Your primary care doctor can often diagnose and treat reflux-related chest pain. If symptoms persist or are severe, you may be referred to a gastroenterologist. This specialist focuses on the digestive tract and can perform procedures like an upper endoscopy to look at your esophagus and stomach directly, helping rule out ulcers, inflammation, or other conditions that cause chest discomfort.

Chest Pain From Lung Conditions

A pulmonologist handles chest pain that originates in the lungs or airways. Conditions like asthma, COPD, pneumonia, and pulmonary embolism can all cause chest pain, often accompanied by shortness of breath, coughing, wheezing, or fast breathing.

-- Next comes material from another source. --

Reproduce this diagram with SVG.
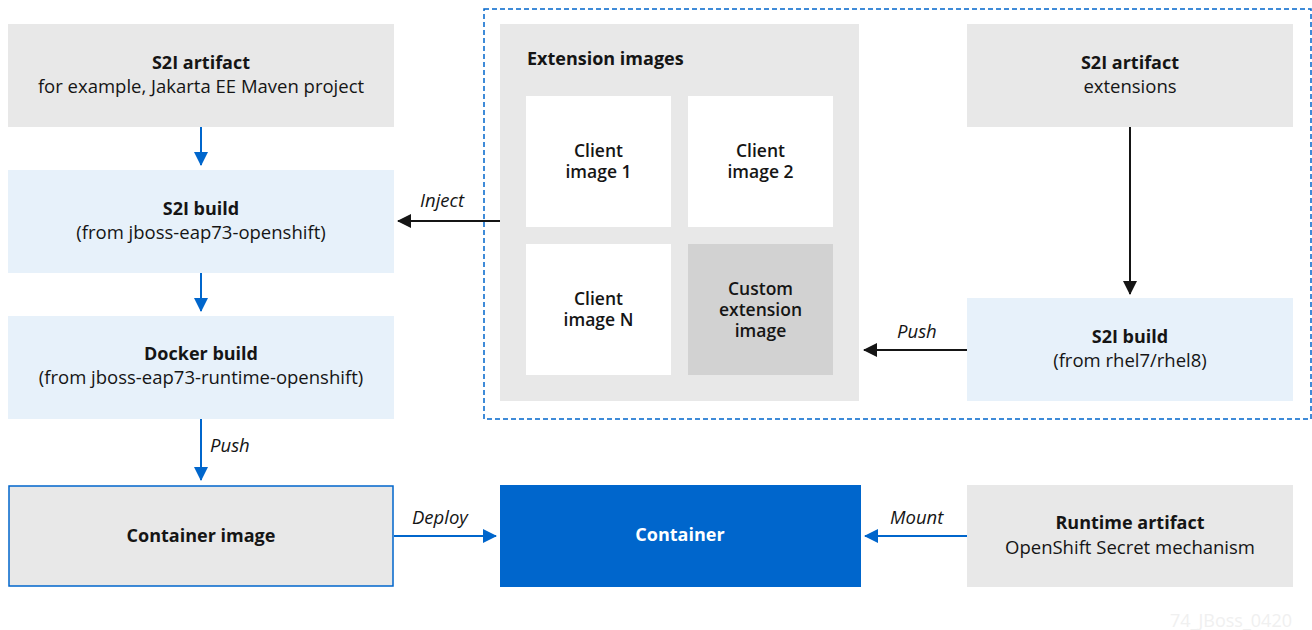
<svg xmlns="http://www.w3.org/2000/svg" width="1312" height="630" viewBox="0 0 1312 630">
<defs>
<marker id="ab" markerWidth="14" markerHeight="14" refX="13" refY="7" orient="auto" markerUnits="userSpaceOnUse"><path d="M0,0 L14,7 L0,14 Z" fill="#0066cc"/></marker>
<marker id="ak" markerWidth="14" markerHeight="14" refX="13" refY="7" orient="auto" markerUnits="userSpaceOnUse"><path d="M0,0 L14,7 L0,14 Z" fill="#151515"/></marker>
<style>
.g{fill:#e8e8e8}
.lb{fill:#e7f1fa}
.w{fill:#ffffff}
text{font-family:"Open Sans","Noto Sans","DejaVu Sans",sans-serif;fill:#151515;text-anchor:middle}
.t{font-size:18px;font-weight:bold}
.s{font-size:18.5px}
.c{font-size:17.5px;font-weight:600}
.lab{font-size:18.5px;font-style:italic;text-anchor:start}
.bl{stroke:#0066cc;stroke-width:2;fill:none}
.bk{stroke:#151515;stroke-width:2;fill:none}
</style>
</defs>
<rect x="0" y="0" width="1312" height="630" fill="#ffffff"/>
<g id="group-extensions">
<rect x="484" y="9" width="827" height="410" fill="none" stroke="#0066cc" stroke-width="1.5" stroke-dasharray="5,3"/>
</g>
<g id="s2i-artifact">
<rect class="g" x="8" y="24" width="386" height="103"/>
<text class="t" x="201" y="69">S2I artifact</text>
<text class="s" x="201" y="93">for example, Jakarta EE Maven project</text>
</g>
<g id="s2i-build">
<rect class="lb" x="8" y="170" width="386" height="103"/>
<text class="t" x="201" y="215">S2I build</text>
<text class="s" x="201" y="239">(from jboss-eap73-openshift)</text>
</g>
<g id="docker-build">
<rect class="lb" x="8" y="316" width="386" height="103"/>
<text class="t" x="201" y="360">Docker build</text>
<text class="s" x="201" y="384">(from jboss-eap73-runtime-openshift)</text>
</g>
<g id="container-image">
<rect class="g" x="9" y="486" width="384" height="100" stroke="#0066cc" stroke-width="1.5"/>
<text class="t" x="201" y="542">Container image</text>
</g>
<g id="container">
<rect x="500" y="485" width="361" height="102" fill="#0066cc"/>
<text class="t" x="680" y="541" style="fill:#ffffff">Container</text>
</g>
<g id="runtime-artifact">
<rect class="g" x="967" y="485" width="326" height="102"/>
<text class="t" x="1130" y="529">Runtime artifact</text>
<text class="s" x="1130" y="554">OpenShift Secret mechanism</text>
</g>
<g id="extension-images">
<rect class="g" x="500" y="24" width="359" height="377"/>
<text class="t" x="527" y="65" style="text-anchor:start">Extension images</text>
</g>
<g id="client-image-1">
<rect class="w" x="526" y="96" width="145" height="131"/>
<text class="c" x="598.5" y="157">Client<tspan x="598.5" dy="21">image 1</tspan></text>
</g>
<g id="client-image-2">
<rect class="w" x="688" y="96" width="145" height="131"/>
<text class="c" x="760.5" y="157">Client<tspan x="760.5" dy="21">image 2</tspan></text>
</g>
<g id="client-image-n">
<rect class="w" x="526" y="244" width="145" height="131"/>
<text class="c" x="598.5" y="305">Client<tspan x="598.5" dy="21">image N</tspan></text>
</g>
<g id="custom-extension-image">
<rect x="688" y="244" width="145" height="131" fill="#d2d2d2"/>
<text class="c" x="760.5" y="295">Custom<tspan x="760.5" dy="21">extension</tspan><tspan x="760.5" dy="21">image</tspan></text>
</g>
<g id="s2i-artifact-extensions">
<rect class="g" x="967" y="24" width="326" height="103"/>
<text class="t" x="1130" y="69">S2I artifact</text>
<text class="s" x="1130" y="93">extensions</text>
</g>
<g id="s2i-build-rhel">
<rect class="lb" x="967" y="298" width="326" height="103"/>
<text class="t" x="1130" y="343">S2I build</text>
<text class="s" x="1130" y="367">(from rhel7/rhel8)</text>
</g>
<g id="connectors">
<line class="bl" x1="201" y1="127" x2="201" y2="165" marker-end="url(#ab)"/>
<line class="bl" x1="201" y1="273" x2="201" y2="311" marker-end="url(#ab)"/>
<line class="bl" x1="201" y1="419" x2="201" y2="480" marker-end="url(#ab)"/>
<line class="bk" x1="500" y1="221" x2="398" y2="221" marker-end="url(#ak)"/>
<line class="bk" x1="1130" y1="127" x2="1130" y2="294" marker-end="url(#ak)"/>
<line class="bk" x1="967" y1="350" x2="864" y2="350" marker-end="url(#ak)"/>
<line class="bl" x1="394" y1="536" x2="496" y2="536" marker-end="url(#ab)"/>
<line class="bl" x1="967" y1="536" x2="865" y2="536" marker-end="url(#ab)"/>
<text class="lab" x="420" y="207">Inject</text>
<text class="lab" x="897" y="338">Push</text>
<text class="lab" x="210" y="452">Push</text>
<text class="lab" x="412" y="524">Deploy</text>
<text class="lab" x="890" y="524">Mount</text>
</g>
<text x="1231" y="627" style="font-size:18px;fill:#f0f0f0">74_JBoss_0420</text>
</svg>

Pulmonary embolism deserves special attention because it’s dangerous and can mimic a heart attack. The first signs are usually shortness of breath and sharp chest pain that worsens when you breathe deeply or exert yourself. You may also notice a rapid heartbeat, clammy or bluish skin, or coughing up blood. This is an emergency that’s typically caught and treated in the ER, but follow-up care may involve a pulmonologist. For chronic lung conditions causing recurring chest tightness, a pulmonologist can manage your care long-term.

Musculoskeletal Chest Pain

Sometimes chest pain has nothing to do with your internal organs. Costochondritis, an inflammation of the cartilage connecting your ribs to your breastbone, is one of the most common culprits. The pain is sharp or aching, usually affects the left side of the breastbone, and gets noticeably worse when you take a deep breath, cough, sneeze, or move your upper body. It can even radiate to your arms and shoulders, which is why people often mistake it for a heart problem.

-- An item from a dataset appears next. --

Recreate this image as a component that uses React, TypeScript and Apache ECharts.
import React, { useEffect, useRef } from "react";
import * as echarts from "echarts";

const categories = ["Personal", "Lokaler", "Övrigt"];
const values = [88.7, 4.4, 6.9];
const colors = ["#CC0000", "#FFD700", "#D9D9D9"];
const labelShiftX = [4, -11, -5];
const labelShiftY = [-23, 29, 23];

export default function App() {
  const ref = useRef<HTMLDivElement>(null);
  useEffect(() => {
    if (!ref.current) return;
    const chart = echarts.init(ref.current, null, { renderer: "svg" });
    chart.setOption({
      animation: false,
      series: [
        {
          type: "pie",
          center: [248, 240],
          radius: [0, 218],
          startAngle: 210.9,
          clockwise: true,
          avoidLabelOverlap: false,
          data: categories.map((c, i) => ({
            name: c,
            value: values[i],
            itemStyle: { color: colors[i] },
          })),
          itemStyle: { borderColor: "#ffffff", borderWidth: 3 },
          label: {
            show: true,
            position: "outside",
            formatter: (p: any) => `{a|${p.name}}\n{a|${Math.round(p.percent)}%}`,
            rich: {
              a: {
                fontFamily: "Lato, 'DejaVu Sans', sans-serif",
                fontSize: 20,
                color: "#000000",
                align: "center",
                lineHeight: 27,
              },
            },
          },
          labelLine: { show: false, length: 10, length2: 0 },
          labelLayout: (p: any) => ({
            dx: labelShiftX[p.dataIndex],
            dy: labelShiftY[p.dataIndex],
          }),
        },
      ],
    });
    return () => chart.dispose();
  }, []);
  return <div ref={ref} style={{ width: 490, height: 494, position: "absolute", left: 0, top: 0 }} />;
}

Your primary care doctor can usually diagnose costochondritis based on a physical exam alone, since pressing on the affected area reproduces the pain. Treatment is straightforward: rest, over-the-counter anti-inflammatory medication, and time. If the pain is severe or doesn’t improve, you may be referred to a rheumatologist (for inflammatory conditions) or an orthopedic specialist. Physical therapy can also help with persistent musculoskeletal chest pain.

Anxiety and Panic-Related Chest Pain

Panic attacks can cause intense chest pain that feels genuinely life-threatening. The pain often comes on suddenly with a racing heart, tingling in the hands, difficulty breathing, and an overwhelming sense of doom. In emergency departments, about 2% of all chest pain cases are ultimately attributed to anxiety or panic.

If cardiac and other physical causes have been ruled out and your chest pain is linked to anxiety or panic attacks, the path forward involves mental health care. Cognitive behavioral therapy is one of the most effective treatments, helping you recognize and change the thought patterns that trigger panic. Some people also benefit from anti-anxiety medication. Your primary care doctor can start this treatment or refer you to a psychiatrist or psychologist who specializes in anxiety disorders.

How To Decide Right Now

If your chest pain is happening at this moment and feels crushing, is spreading to other parts of your upper body, or comes with sweating and shortness of breath, call 911. Do not drive yourself.

If your chest pain is mild, has been coming and going for days or weeks, or seems tied to meals, movement, or stress, schedule an appointment with your primary care doctor. They’ll figure out the cause or point you to the right specialist. The most important thing is not to ignore persistent chest pain just because it doesn’t feel dramatic. Even non-emergency chest pain deserves an evaluation to rule out anything serious and get you proper treatment.